▸ Task details
All lines from the beginning of the listing through the line with "(1425,0) -- (1425,964);" are to be copied word for word; the pictures are not.

▸ Recorded information
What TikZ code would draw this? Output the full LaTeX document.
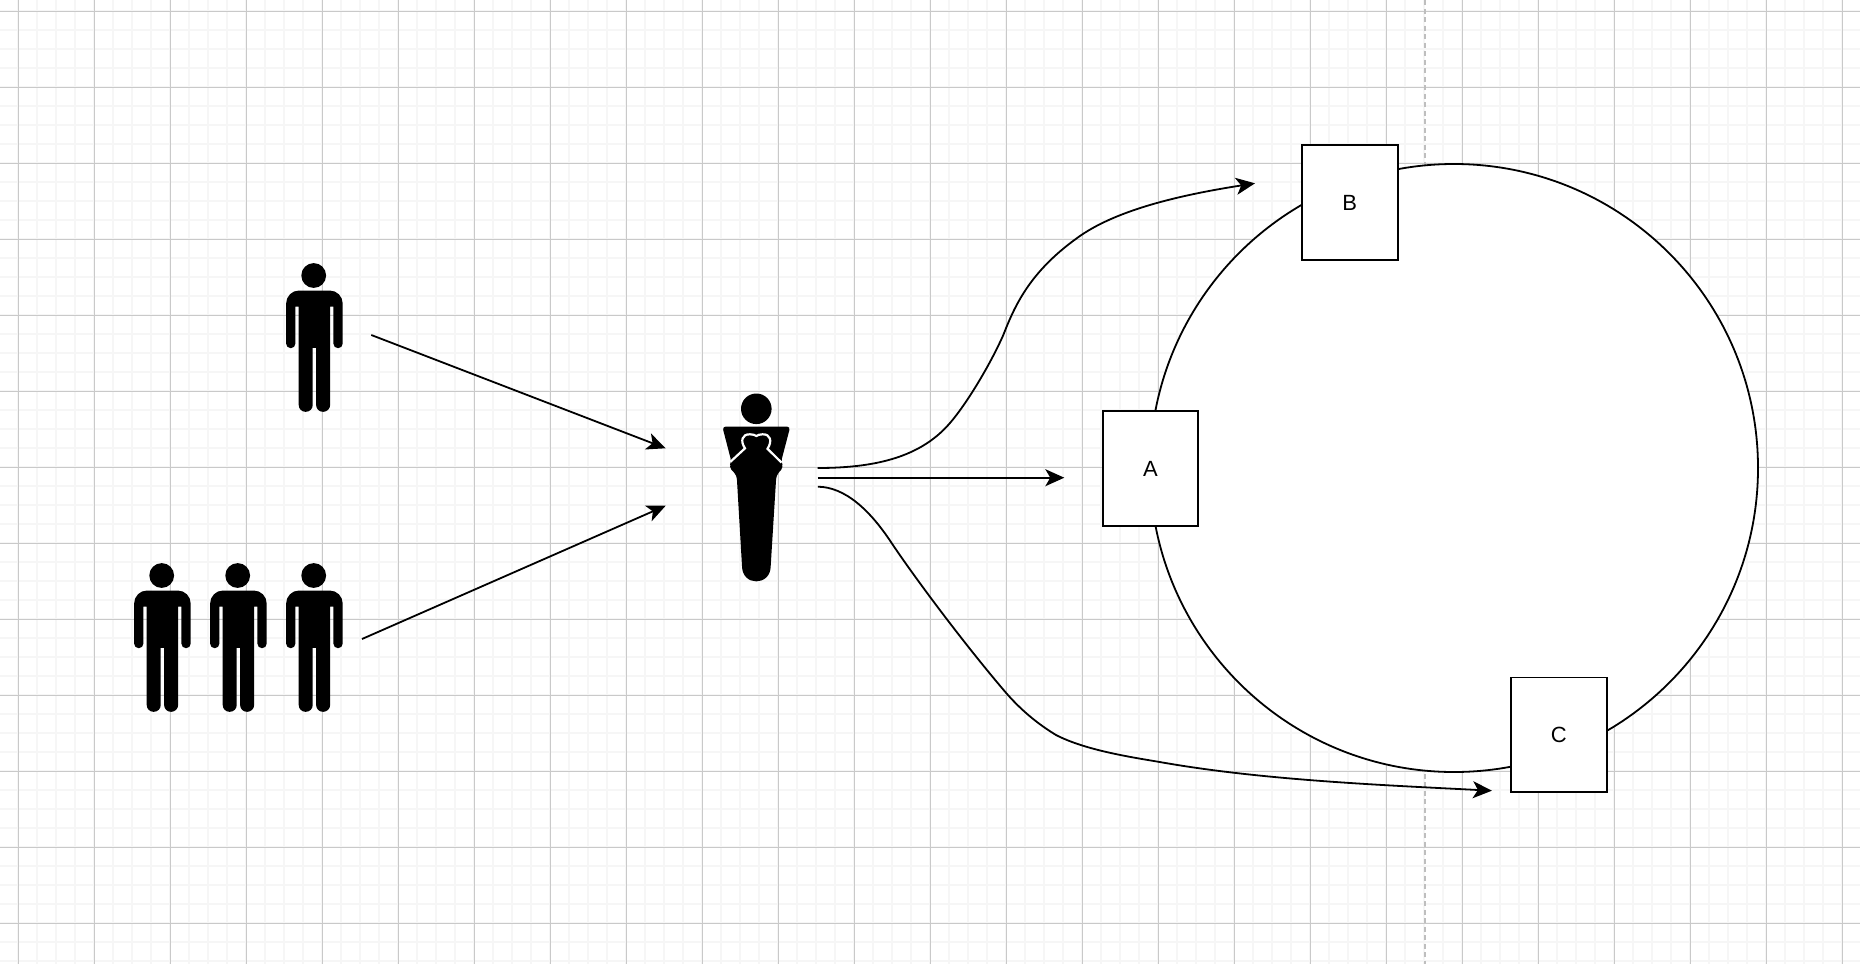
\documentclass[tikz,border=0pt]{standalone}
\usepackage{fontspec}
\setmainfont{Liberation Sans}
\usetikzlibrary{arrows.meta}
\definecolor{gridmajor}{HTML}{C9C9C9}
\definecolor{gridminor}{HTML}{F6F6F6}
\definecolor{guide}{HTML}{BEBEBE}
\tikzset{
  boxnode/.style={draw, fill=white, line width=1.8pt, minimum width=95.6pt, minimum height=114.6pt, inner sep=0pt, font=\fontsize{22}{26}\selectfont},
  arrowline/.style={line width=1.8pt, -{Stealth[length=19pt, width=17pt, inset=5pt]}},
  pics/person/.style={code={
    \fill (0,0) circle (12.4);
    \fill (-15,31) [rounded corners=0pt] -- (-18.3,31) [rounded corners=4.6pt] -- (-18.3,72.7) -- (-27.6,72.7) [rounded corners=13pt] -- (-27.6,15) -- (29,15) [rounded corners=4.6pt] -- (29,72.7) -- (19.7,72.7) [rounded corners=0pt] -- (19.7,31) -- (16.4,31) [rounded corners=6.8pt] -- (16.4,136.3) -- (2.4,136.3) [rounded corners=0pt] -- (2.4,72.3) -- (-1,72.3) [rounded corners=6.8pt] -- (-1,136.3) -- (-15,136.3) [rounded corners=0pt] -- cycle;
  }}
}
\begin{document}
\begin{tikzpicture}[x=1pt, y=-1pt]
\useasboundingbox (0,0) rectangle (1860,964);
\fill[white] (0,0) rectangle (1860,964);

% Grid
\foreach \i in {0,...,97} \draw[gridminor, line width=1.7pt] ({18.3+19*\i},0) -- ({18.3+19*\i},964);
\foreach \i in {0,...,50} \draw[gridminor, line width=1.7pt] (0,{11.3+19*\i}) -- (1860,{11.3+19*\i});
\foreach \i in {0,...,24} \draw[gridmajor, line width=1.1pt] ({18.3+76*\i},0) -- ({18.3+76*\i},964);
\foreach \i in {0,...,12} \draw[gridmajor, line width=1.1pt] (0,{11.3+76*\i}) -- (1860,{11.3+76*\i});

% Guide
\draw[guide, line width=1.4pt, dash pattern=on 5pt off 3.5pt] (1425,0) -- (1425,964);

% People
\pic (single) at (313.7,275.5) {person};
\pic (crowdA) at (161.7,575.5) {person};
\pic (crowdB) at (237.7,575.5) {person};
\pic (crowdC) at (313.7,575.5) {person};

% Central figure
\fill (756.3,408.8) circle (15.3);
\fill[rounded corners=3.5pt] (722.3,426.5) -- (790.3,426.5) -- (781,462) -- (783.5,467) -- (776.3,475.5) [sharp corners] -- (770.7,566) .. controls (770.7,586.5) and (742,586.5) .. (742,566) [rounded corners=3.5pt] -- (736.7,475.5) -- (729,467) -- (731.5,462) -- cycle;
\draw[white, line width=2.2pt] (730.5,461.7) -- (745,448.3) .. controls (740,441) and (742,434) .. (750,434.3) .. controls (753,434.3) and (755,435) .. (756.3,436) .. controls (758,435) and (760,434.3) .. (762.5,434.3) .. controls (770.5,434) and (772.5,441) .. (767.5,448.8) -- (781.5,462.5);

% Ring and boxes
\node[circle, draw, fill=white, line width=1.8pt, minimum size=608pt, inner sep=0pt] (ring) at (1454,468) {};
\node[boxnode] (boxA) at (1150.5,468.6) {A};
\node[boxnode] (boxB) at (1349.8,202.6) {B};
\node[boxnode] (boxC) at (1558.8,734.8) {C};

% Arrow ends
\coordinate (singleOut) at (371.3,335);
\coordinate (crowdOut) at (362,639);
\coordinate (upperIn) at (665.7,448.3);
\coordinate (lowerIn) at (665.7,505.7);
\coordinate (outB) at (817.7,468);
\coordinate (outA) at (817.7,477.7);
\coordinate (outC) at (817.9,486.7);
\coordinate (tipB) at (1255,183.3);
\coordinate (tipA) at (1064.3,477.7);
\coordinate (tipC) at (1491.9,790.7);

% Arrows
\draw[arrowline] (singleOut) -- (upperIn);
\draw[arrowline] (crowdOut) -- (lowerIn);
\draw[arrowline] (outA) -- (tipA);
\draw[arrowline] (outB) .. controls (880,468) and (920,455) .. (946.7,426.7) .. controls (965,407) and (990,365) .. (1003.3,335) .. controls (1015,305) and (1030,272) .. (1076.7,238.3) .. controls (1115,210) and (1180,195) .. (tipB);
\draw[arrowline] (outC) .. controls (845,487) and (870,510) .. (891.8,543.3) .. controls (915,578) and (965,645) .. (1006.6,693.5) .. controls (1022,711) and (1038,724) .. (1056,735) .. controls (1085,750) and (1130,757) .. (1158,761.7) .. controls (1260,780) and (1380,785) .. (tipC);
\end{tikzpicture}
\end{document}
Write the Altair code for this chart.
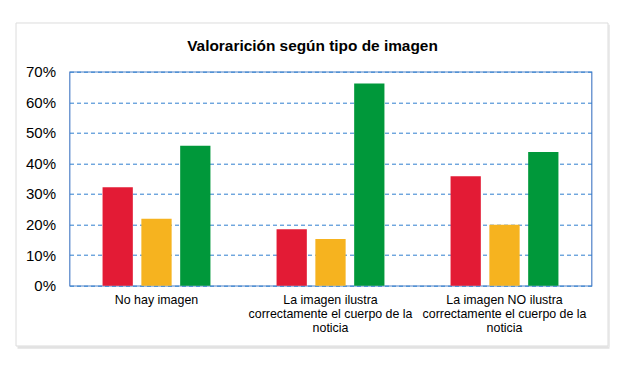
import altair as alt
import pandas as pd

title_text = "Valorarición según tipo de imagen"
categories = [
    "No hay imagen",
    "La imagen ilustra correctamente el cuerpo de la noticia",
    "La imagen NO ilustra correctamente el cuerpo de la noticia",
]
label_lines = [
    ["No hay imagen"],
    ["La imagen ilustra", "correctamente el cuerpo de la", "noticia"],
    ["La imagen NO ilustra", "correctamente el cuerpo de la", "noticia"],
]
series = ["Negativa", "Neutra", "Positiva"]
negativa = [0.322, 0.185, 0.358]
neutra = [0.219, 0.153, 0.199]
positiva = [0.458, 0.661, 0.437]
colors = ["#E31B35", "#F6B31F", "#00983A"]
y_ticks = [0, 0.1, 0.2, 0.3, 0.4, 0.5, 0.6, 0.7]

rows = []
for i, c in enumerate(categories):
    for s, vals in zip(series, [negativa, neutra, positiva]):
        rows.append({"cat": c, "serie": s, "valor": vals[i]})
df = pd.DataFrame(rows)

# label expression: multi-line labels
expr = "''"
for c, lines in reversed(list(zip(categories, label_lines))):
    arr = "[" + ",".join("'" + l + "'" for l in lines) + "]"
    expr = f"datum.value == '{c}' ? {arr} : ({expr})"

FONT = "Liberation Sans"

bars = alt.Chart(df).mark_bar().encode(
    x=alt.X(
        "cat:N",
        sort=categories,
        scale=alt.Scale(paddingInner=0.38, paddingOuter=0.19),
        axis=alt.Axis(
            title=None, labelExpr=expr, ticks=False, domain=False, labelAngle=0,
            labelFontSize=12.4, labelLineHeight=14, labelPadding=8, labelLimit=1000,
            labelColor="black", labelFont=FONT, grid=False,
        ),
    ),
    xOffset=alt.XOffset("serie:N", sort=series, scale=alt.Scale(paddingInner=0.22)),
    y=alt.Y(
        "valor:Q",
        scale=alt.Scale(domain=[0, 0.7], nice=False),
        axis=alt.Axis(
            values=y_ticks, format=".0%", title=None, grid=True, gridDash=[4, 3],
            gridColor="#2F7FCF", gridWidth=1, ticks=False, domain=False,
            labelFontSize=15, labelPadding=14, labelColor="black", labelFont=FONT,
        ),
    ),
    color=alt.Color("serie:N", sort=series, scale=alt.Scale(domain=series, range=colors), legend=None),
)

one = pd.DataFrame({"k": [0]})

frame = alt.Chart(one).mark_rect(fillOpacity=0, stroke="#DCDCDC", strokeWidth=1).encode(
    x=alt.value(-53.5), x2=alt.value(538.5), y=alt.value(-48.7), y2=alt.value(274.3)
)
shadow_b = alt.Chart(one).mark_rule(color="#E2E2E2", strokeWidth=2.5).encode(
    x=alt.value(-52), x2=alt.value(540), y=alt.value(275.8)
)
shadow_r = alt.Chart(one).mark_rule(color="#E8E8E8", strokeWidth=1.5).encode(
    x=alt.value(539.6), y=alt.value(-47), y2=alt.value(275)
)
title = alt.Chart(one).mark_text(
    fontSize=15.4, fontWeight="bold", font=FONT, color="black", baseline="middle", align="center"
).encode(x=alt.value(243), y=alt.value(-26), text=alt.value(title_text))

chart = alt.layer(shadow_b, shadow_r, frame, bars, title).properties(
    width=522,
    height=214,
    autosize=alt.AutoSizeParams(type="none"),
    padding={"left": 61.5, "top": 63.7, "right": 22.5, "bottom": 79.3},
    background="white",
).configure_view(stroke="#4F81C7", strokeWidth=1.2)

chart.save("out.html", embed_options={"renderer": "svg", "actions": False})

▸ Exercise output
What TikZ code would draw this? Output the full LaTeX document.
\documentclass[tikz,border=0pt]{standalone}
\usepackage{fontspec}
\setmainfont{Liberation Sans}
\usetikzlibrary{arrows.meta}
\definecolor{gridmajor}{HTML}{C9C9C9}
\definecolor{gridminor}{HTML}{F6F6F6}
\definecolor{guide}{HTML}{BEBEBE}
\tikzset{
  boxnode/.style={draw, fill=white, line width=1.8pt, minimum width=95.6pt, minimum height=114.6pt, inner sep=0pt, font=\fontsize{22}{26}\selectfont},
  arrowline/.style={line width=1.8pt, -{Stealth[length=19pt, width=17pt, inset=5pt]}},
  pics/person/.style={code={
    \fill (0,0) circle (12.4);
    \fill (-15,31) [rounded corners=0pt] -- (-18.3,31) [rounded corners=4.6pt] -- (-18.3,72.7) -- (-27.6,72.7) [rounded corners=13pt] -- (-27.6,15) -- (29,15) [rounded corners=4.6pt] -- (29,72.7) -- (19.7,72.7) [rounded corners=0pt] -- (19.7,31) -- (16.4,31) [rounded corners=6.8pt] -- (16.4,136.3) -- (2.4,136.3) [rounded corners=0pt] -- (2.4,72.3) -- (-1,72.3) [rounded corners=6.8pt] -- (-1,136.3) -- (-15,136.3) [rounded corners=0pt] -- cycle;
  }}
}
\begin{document}
\begin{tikzpicture}[x=1pt, y=-1pt]
\useasboundingbox (0,0) rectangle (1860,964);
\fill[white] (0,0) rectangle (1860,964);

% Grid
\foreach \i in {0,...,97} \draw[gridminor, line width=1.7pt] ({18.3+19*\i},0) -- ({18.3+19*\i},964);
\foreach \i in {0,...,50} \draw[gridminor, line width=1.7pt] (0,{11.3+19*\i}) -- (1860,{11.3+19*\i});
\foreach \i in {0,...,24} \draw[gridmajor, line width=1.1pt] ({18.3+76*\i},0) -- ({18.3+76*\i},964);
\foreach \i in {0,...,12} \draw[gridmajor, line width=1.1pt] (0,{11.3+76*\i}) -- (1860,{11.3+76*\i});

% Guide
\draw[guide, line width=1.4pt, dash pattern=on 5pt off 3.5pt] (1425,0) -- (1425,964);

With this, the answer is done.